▶ **Data extract**:
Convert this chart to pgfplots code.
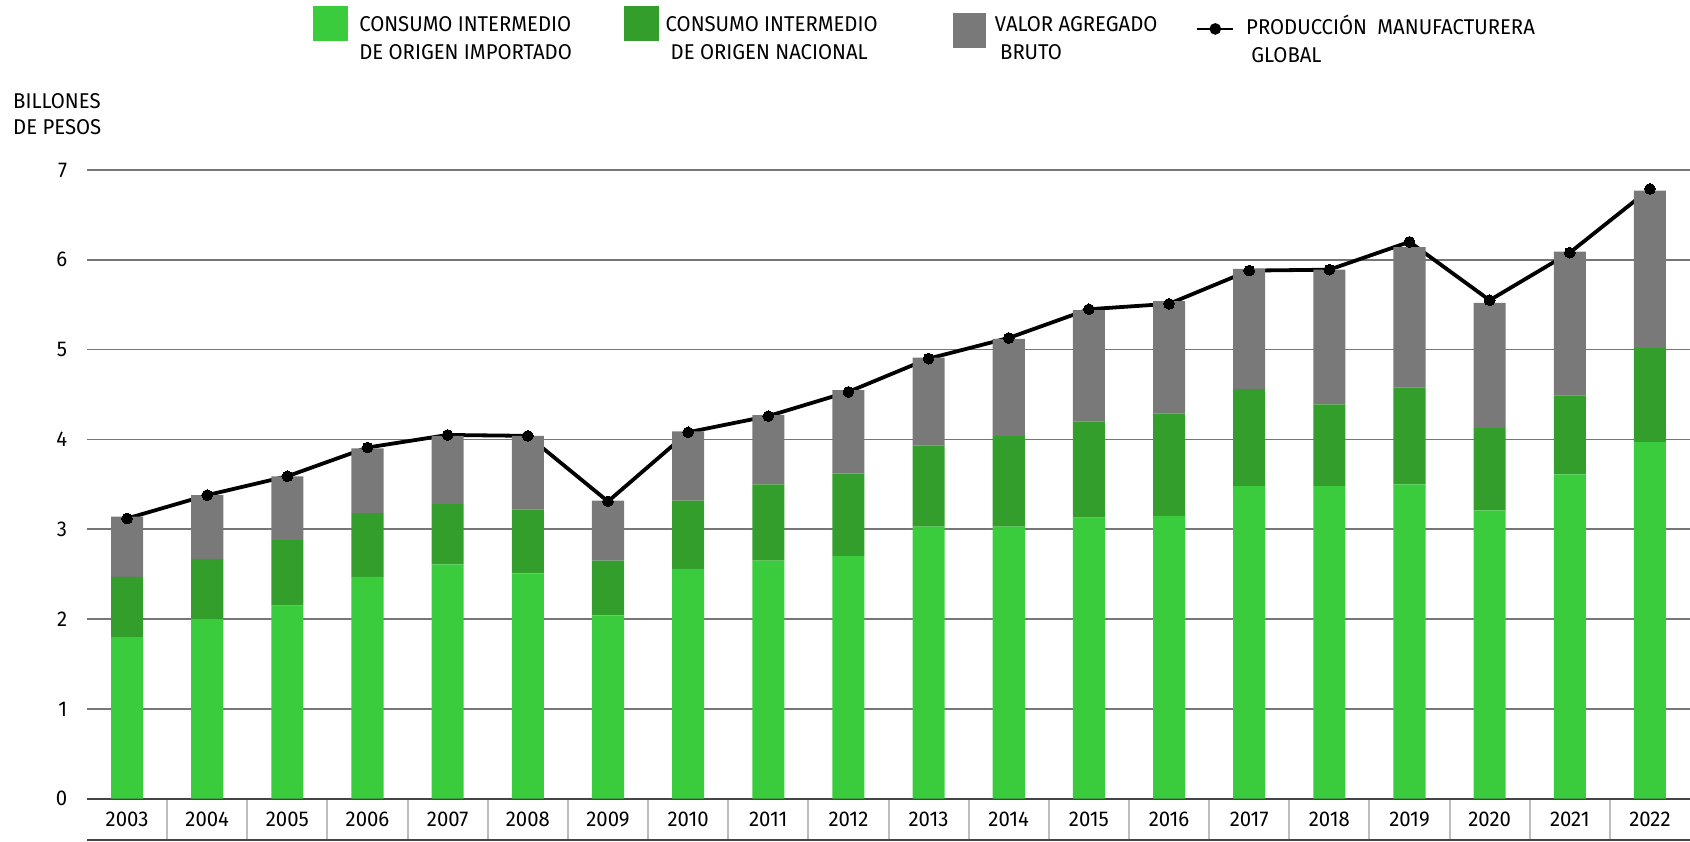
\documentclass[border=0pt]{standalone}
\usepackage{fontspec}
\setmainfont{Fira Sans}[FakeStretch=0.95]
\usepackage{pgfplots}
\pgfplotsset{compat=1.18}
\newdimen\px \px=0.5pt
\definecolor{lightg}{HTML}{3BCC3E}
\definecolor{darkg}{HTML}{349E2D}
\definecolor{grayb}{HTML}{797979}
\definecolor{gridc}{HTML}{767676}
\definecolor{axisc}{HTML}{444444}
\definecolor{sepc}{HTML}{BDBDBD}
\newcommand\lf{\fontsize{10.7}{14}\selectfont}
\begin{document}
\begin{tikzpicture}
\begin{axis}[
  name=ax,
  scale only axis, width=1603\px, height=628.7\px,
  xmin=-0.5, xmax=19.5, ymin=0, ymax=7,
  enlarge x limits=false,
  ybar stacked, bar width=0.4,
  axis line style={draw=none},
  xtick={0,...,19},
  xticklabels={2003,2004,2005,2006,2007,2008,2009,2010,2011,2012,2013,2014,2015,2016,2017,2018,2019,2020,2021,2022},
  minor xtick={0.5,1.5,...,18.5},
  ytick={1,...,7},
  ymajorgrids, grid style={gridc, line width=0.8pt},
  extra y ticks={0},
  extra y tick style={grid style={axisc, line width=1pt}},
  major tick length=0pt, minor tick length=20.5pt, tick align=outside,
  xtick pos=left, ytick pos=left,
  minor x tick style={sepc, line width=1pt},
  x tick label style={anchor=center, yshift=-10.3pt},
  y tick label style={anchor=east, xshift=-6.4pt},
  tick label style={font=\lf},
  /pgf/number format/assume math mode=true,
  ylabel={BILLONES\\DE PESOS},
  every axis y label/.style={at={(axis description cs:-0.0463,1.1225)}, anchor=north west, align=left, inner sep=0pt, font=\fontsize{10.7}{13}\selectfont},
  legend columns=4,
  legend cell align=left,
  legend style={draw=none, fill=none, at={(0.1408,1.2609)}, anchor=north west, inner sep=0pt, outer sep=0pt, nodes={inner sep=0pt}, font=\lf,
    /tikz/every odd column/.style={column sep=0pt}, /tikz/every even column/.style={column sep=0pt}},
]
\addplot[fill=lightg, draw=none, legend image code/.code={\fill[lightg] (0pt,-4.675pt) rectangle (17.5pt,12.675pt); \path (23.3pt,0pt);}] coordinates {
(0,1.80) (1,2.00) (2,2.15) (3,2.47) (4,2.61) (5,2.51) (6,2.04) (7,2.56) (8,2.65) (9,2.70)
(10,3.03) (11,3.03) (12,3.13) (13,3.15) (14,3.48) (15,3.48) (16,3.50) (17,3.21) (18,3.61) (19,3.97)};
\addlegendentry{\parbox{132.35pt}{CONSUMO INTERMEDIO\\DE ORIGEN IMPORTADO}}
\addplot[fill=darkg, draw=none, legend image code/.code={\fill[darkg] (0pt,-4.675pt) rectangle (17.5pt,12.675pt); \path (20.85pt,0pt);}] coordinates {
(0,0.67) (1,0.67) (2,0.73) (3,0.71) (4,0.67) (5,0.71) (6,0.61) (7,0.76) (8,0.85) (9,0.92)
(10,0.90) (11,1.01) (12,1.07) (13,1.14) (14,1.08) (15,0.91) (16,1.08) (17,0.92) (18,0.88) (19,1.05)};
\addlegendentry{\parbox{143.65pt}{CONSUMO INTERMEDIO\\\hspace*{2.5pt}DE ORIGEN NACIONAL}}
\addplot[fill=grayb, draw=none, legend image code/.code={\fill[grayb] (0pt,-8.2pt) rectangle (16.5pt,9.2pt); \path (21pt,0pt);}] coordinates {
(0,0.67) (1,0.71) (2,0.71) (3,0.72) (4,0.76) (5,0.82) (6,0.67) (7,0.77) (8,0.77) (9,0.93)
(10,0.98) (11,1.08) (12,1.24) (13,1.25) (14,1.34) (15,1.50) (16,1.56) (17,1.39) (18,1.60) (19,1.75)};
\addlegendentry{\parbox{100.5pt}{VALOR AGREGADO\\\hspace*{2.6pt}BRUTO}}
\addplot[stack plots=false, sharp plot, black, line width=1.9pt, mark=*, mark size=2.7pt, mark options={fill=black, line width=0pt},
  legend image code/.code={\draw[black, line width=1.3pt] (0pt,1.2pt) -- (18pt,1.2pt); \fill[black] (9pt,1.2pt) circle (1.9pt); \path (23.5pt,1.2pt);}] coordinates {
(0,3.12) (1,3.38) (2,3.59) (3,3.91) (4,4.05) (5,4.04) (6,3.31) (7,4.08) (8,4.26) (9,4.53)
(10,4.90) (11,5.13) (12,5.45) (13,5.51) (14,5.88) (15,5.89) (16,6.20) (17,5.55) (18,6.08) (19,6.79)};
\addlegendentry{\parbox{165pt}{PRODUCCIÓN\hspace*{2.5pt} MANUFACTURERA\\\hspace*{2.6pt}GLOBAL}}
\end{axis}
\draw[axisc, line width=1pt] ([yshift=-20.65pt]ax.south west) -- ([yshift=-20.65pt]ax.south east);
\pgfresetboundingbox
\path ([xshift=-87\px, yshift=-42.3\px]ax.south west) rectangle ([yshift=170\px]ax.north east);
\end{tikzpicture}
\end{document}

▶ **Exercise**: All of the material above needs to be restated exactly, with no pictures.

▶ **Task answer**:
Convert this chart to pgfplots code.
\documentclass[border=0pt]{standalone}
\usepackage{fontspec}
\setmainfont{Fira Sans}[FakeStretch=0.95]
\usepackage{pgfplots}
\pgfplotsset{compat=1.18}
\newdimen\px \px=0.5pt
\definecolor{lightg}{HTML}{3BCC3E}
\definecolor{darkg}{HTML}{349E2D}
\definecolor{grayb}{HTML}{797979}
\definecolor{gridc}{HTML}{767676}
\definecolor{axisc}{HTML}{444444}
\definecolor{sepc}{HTML}{BDBDBD}
\newcommand\lf{\fontsize{10.7}{14}\selectfont}
\begin{document}
\begin{tikzpicture}
\begin{axis}[
  name=ax,
  scale only axis, width=1603\px, height=628.7\px,
  xmin=-0.5, xmax=19.5, ymin=0, ymax=7,
  enlarge x limits=false,
  ybar stacked, bar width=0.4,
  axis line style={draw=none},
  xtick={0,...,19},
  xticklabels={2003,2004,2005,2006,2007,2008,2009,2010,2011,2012,2013,2014,2015,2016,2017,2018,2019,2020,2021,2022},
  minor xtick={0.5,1.5,...,18.5},
  ytick={1,...,7},
  ymajorgrids, grid style={gridc, line width=0.8pt},
  extra y ticks={0},
  extra y tick style={grid style={axisc, line width=1pt}},
  major tick length=0pt, minor tick length=20.5pt, tick align=outside,
  xtick pos=left, ytick pos=left,
  minor x tick style={sepc, line width=1pt},
  x tick label style={anchor=center, yshift=-10.3pt},
  y tick label style={anchor=east, xshift=-6.4pt},
  tick label style={font=\lf},
  /pgf/number format/assume math mode=true,
  ylabel={BILLONES\\DE PESOS},
  every axis y label/.style={at={(axis description cs:-0.0463,1.1225)}, anchor=north west, align=left, inner sep=0pt, font=\fontsize{10.7}{13}\selectfont},
  legend columns=4,
  legend cell align=left,
  legend style={draw=none, fill=none, at={(0.1408,1.2609)}, anchor=north west, inner sep=0pt, outer sep=0pt, nodes={inner sep=0pt}, font=\lf,
    /tikz/every odd column/.style={column sep=0pt}, /tikz/every even column/.style={column sep=0pt}},
]
\addplot[fill=lightg, draw=none, legend image code/.code={\fill[lightg] (0pt,-4.675pt) rectangle (17.5pt,12.675pt); \path (23.3pt,0pt);}] coordinates {
(0,1.80) (1,2.00) (2,2.15) (3,2.47) (4,2.61) (5,2.51) (6,2.04) (7,2.56) (8,2.65) (9,2.70)
(10,3.03) (11,3.03) (12,3.13) (13,3.15) (14,3.48) (15,3.48) (16,3.50) (17,3.21) (18,3.61) (19,3.97)};
\addlegendentry{\parbox{132.35pt}{CONSUMO INTERMEDIO\\DE ORIGEN IMPORTADO}}
\addplot[fill=darkg, draw=none, legend image code/.code={\fill[darkg] (0pt,-4.675pt) rectangle (17.5pt,12.675pt); \path (20.85pt,0pt);}] coordinates {
(0,0.67) (1,0.67) (2,0.73) (3,0.71) (4,0.67) (5,0.71) (6,0.61) (7,0.76) (8,0.85) (9,0.92)
(10,0.90) (11,1.01) (12,1.07) (13,1.14) (14,1.08) (15,0.91) (16,1.08) (17,0.92) (18,0.88) (19,1.05)};
\addlegendentry{\parbox{143.65pt}{CONSUMO INTERMEDIO\\\hspace*{2.5pt}DE ORIGEN NACIONAL}}
\addplot[fill=grayb, draw=none, legend image code/.code={\fill[grayb] (0pt,-8.2pt) rectangle (16.5pt,9.2pt); \path (21pt,0pt);}] coordinates {
(0,0.67) (1,0.71) (2,0.71) (3,0.72) (4,0.76) (5,0.82) (6,0.67) (7,0.77) (8,0.77) (9,0.93)
(10,0.98) (11,1.08) (12,1.24) (13,1.25) (14,1.34) (15,1.50) (16,1.56) (17,1.39) (18,1.60) (19,1.75)};
\addlegendentry{\parbox{100.5pt}{VALOR AGREGADO\\\hspace*{2.6pt}BRUTO}}
\addplot[stack plots=false, sharp plot, black, line width=1.9pt, mark=*, mark size=2.7pt, mark options={fill=black, line width=0pt},
  legend image code/.code={\draw[black, line width=1.3pt] (0pt,1.2pt) -- (18pt,1.2pt); \fill[black] (9pt,1.2pt) circle (1.9pt); \path (23.5pt,1.2pt);}] coordinates {
(0,3.12) (1,3.38) (2,3.59) (3,3.91) (4,4.05) (5,4.04) (6,3.31) (7,4.08) (8,4.26) (9,4.53)
(10,4.90) (11,5.13) (12,5.45) (13,5.51) (14,5.88) (15,5.89) (16,6.20) (17,5.55) (18,6.08) (19,6.79)};
\addlegendentry{\parbox{165pt}{PRODUCCIÓN\hspace*{2.5pt} MANUFACTURERA\\\hspace*{2.6pt}GLOBAL}}
\end{axis}
\draw[axisc, line width=1pt] ([yshift=-20.65pt]ax.south west) -- ([yshift=-20.65pt]ax.south east);
\pgfresetboundingbox
\path ([xshift=-87\px, yshift=-42.3\px]ax.south west) rectangle ([yshift=170\px]ax.north east);
\end{tikzpicture}
\end{document}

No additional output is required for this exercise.